Robert Hermann: Als Juror beim CTC Award wird mir die besondere Ehre zu Teil, spannende Einreichungen und Innovationen im Bereich der Kreislaufwirtschaft kennenlernen und bewerten zu dürfen. Nach so vielen Jahren, in denen ich mich intensiv mit dem Thema beschäftige, bin ich von der Vielzahl an Start-Ups und Unternehmen, die sich intensiv mit Kreislaufwirtschaft befassen, begeistert.

Für mich ist die Circular Economy von entscheidender Bedeutung, um ressourcenschonend und umweltfreundlich zu handeln – davon werden wir auf lange Sicht alle profitieren und das sind wir kommenden Generationen auch schuldig. Daher engagiere ich mich als Juror gerne, um die Bemühungen von Unternehmen und Start-ups zu würdigen, die dazu beitragen, die heimische Wirtschaft nachhaltiger zu gestalten und fit für die Zukunft zu machen.

Alexander Ghezzo: Warum ist dir persönlich Nachhaltigkeit eine Herzensangelegenheit? Und denkst du, wir schaffen den Turnaround?

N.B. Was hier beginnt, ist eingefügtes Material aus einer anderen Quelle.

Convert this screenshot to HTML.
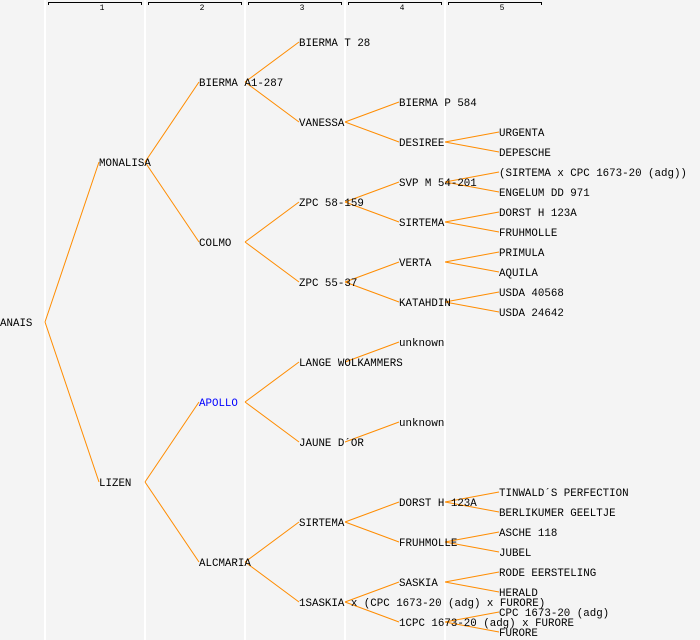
<!DOCTYPE html>
<html><head><meta charset="utf-8"><style>
html,body{margin:0;padding:0;background:#f4f4f4;}
svg{display:block;}
text{font-family:"Liberation Mono",monospace;font-size:10.8px;fill:#000;}
</style></head><body>
<svg width="700" height="640" xmlns="http://www.w3.org/2000/svg">
<rect width="700" height="640" fill="#f4f4f4"/>
<g stroke="#fff" stroke-width="2">
<line x1="45" y1="0" x2="45" y2="640"/><line x1="145" y1="0" x2="145" y2="640"/>
<line x1="245" y1="0" x2="245" y2="640"/><line x1="345" y1="0" x2="345" y2="640"/>
<line x1="445" y1="0" x2="445" y2="640"/>
</g>
<g stroke="#000" stroke-width="1" fill="none">
<path d="M48.5 5V2.5H141.5V5"/><path d="M148.5 5V2.5H241.5V5"/><path d="M248.5 5V2.5H341.5V5"/><path d="M348.5 5V2.5H441.5V5"/><path d="M448.5 5V2.5H541.5V5"/>
</g>
<g text-anchor="middle">
<text x="102" y="10" style="font-size:8px">1</text><text x="202" y="10" style="font-size:8px">2</text><text x="302" y="10" style="font-size:8px">3</text><text x="402" y="10" style="font-size:8px">4</text><text x="502" y="10" style="font-size:8px">5</text>
</g>
<g stroke="#ff8c00" stroke-width="1" fill="none">
<path d="M45 322L99 162M45 322L99 482"/>
<path d="M145 162L199 82M145 162L199 242M145 482L199 402M145 482L199 562"/>
<path d="M245 82L299 42M245 82L299 122M245 242L299 202M245 242L299 282M245 402L299 362M245 402L299 442M245 562L299 522M245 562L299 602"/>
<path d="M345 122L399 102M345 122L399 142M345 202L399 182M345 202L399 222M345 282L399 262M345 282L399 302M345 362L399 342M345 442L399 422M345 522L399 502M345 522L399 542M345 602L399 582M345 602L399 622"/>
<path d="M445 142L499 132M445 142L499 152M445 182L499 172M445 182L499 192M445 222L499 212M445 222L499 232M445 262L499 252M445 262L499 272M445 302L499 292M445 302L499 312M445 502L499 492M445 502L499 512M445 542L499 532M445 542L499 552M445 582L499 572M445 582L499 592M445 622L499 612M445 622L499 632"/>
</g>
<g>
<text x="0" y="326">ANAIS</text>
<text x="99" y="166">MONALISA</text><text x="99" y="486">LIZEN</text>
<text x="199" y="86">BIERMA A1-287</text><text x="199" y="246">COLMO</text><text x="199" y="406" style="fill:#0000ff">APOLLO</text><text x="199" y="566">ALCMARIA</text>
<text x="299" y="46">BIERMA T 28</text><text x="299" y="126">VANESSA</text><text x="299" y="206">ZPC 58-159</text><text x="299" y="286">ZPC 55-37</text><text x="299" y="366">LANGE WOLKAMMERS</text><text x="299" y="446">JAUNE D´OR</text><text x="299" y="526">SIRTEMA</text><text x="299" y="606">1SASKIA x (CPC 1673-20 (adg) x FURORE)</text>
<text x="399" y="106">BIERMA P 584</text><text x="399" y="146">DESIREE</text><text x="399" y="186">SVP M 54-201</text><text x="399" y="226">SIRTEMA</text><text x="399" y="266">VERTA</text><text x="399" y="306">KATAHDIN</text><text x="399" y="346">unknown</text><text x="399" y="426">unknown</text><text x="399" y="506">DORST H 123A</text><text x="399" y="546">FRUHMOLLE</text><text x="399" y="586">SASKIA</text><text x="399" y="626">1CPC 1673-20 (adg) x FURORE</text>
<text x="499" y="136">URGENTA</text><text x="499" y="156">DEPESCHE</text><text x="499" y="176">(SIRTEMA x CPC 1673-20 (adg))</text><text x="499" y="196">ENGELUM DD 971</text><text x="499" y="216">DORST H 123A</text><text x="499" y="236">FRUHMOLLE</text><text x="499" y="256">PRIMULA</text><text x="499" y="276">AQUILA</text><text x="499" y="296">USDA 40568</text><text x="499" y="316">USDA 24642</text><text x="499" y="496">TINWALD´S PERFECTION</text><text x="499" y="516">BERLIKUMER GEELTJE</text><text x="499" y="536">ASCHE 118</text><text x="499" y="556">JUBEL</text><text x="499" y="576">RODE EERSTELING</text><text x="499" y="596">HERALD</text><text x="499" y="616">CPC 1673-20 (adg)</text><text x="499" y="636">FURORE</text>
</g>
</svg>
</body></html>
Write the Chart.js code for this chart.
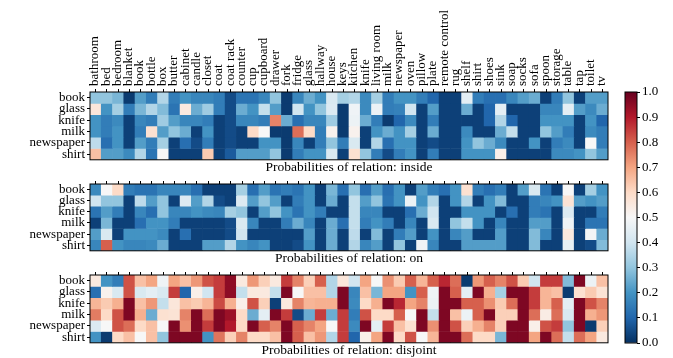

Robert Hermann: Nachhaltigkeit hat für mich persönlich oberste Priorität, weil ich zutiefst davon überzeugt bin, dass wir den notwendigen Turnaround schaffen können, wenn wir jetzt mit voller Kraft vorangehen. Wir haben schlichtweg eine Verpflichtung unserem Planeten Erde, unseren Kindern und den kommenden Generationen gegenüber. Es liegt in unserer Verantwortung, sicherzustellen, dass wir ihnen einen lebenswerten Planeten hinterlassen. Mir ist absolut bewusst, dass Veränderungen nicht immer einfach oder bequem sind. Wer möchte schon nach jahrzehntelanger Gewohnheit seine Routinen ändern und dafür vielleicht auch noch mehr bezahlen?

Dennoch sind diese Veränderungen von entscheidender Bedeutung. In Österreich und vielen anderen Teilen der Welt erleben wir einen Wandel, der nicht immer ohne Widerstand vonstattengeht. Ein gutes Beispiel ist der Verzicht auf das Auto, der für viele mit Herausforderungen verbunden ist. Dennoch dürfen wir nicht vergessen, dass dieser Wandel notwendig und wichtig ist. Unsere Verantwortung gegenüber zukünftigen Generationen erfordert entschlossenes Handeln und einen entschiedenen Schritt in Richtung einer nachhaltigeren Zukunft.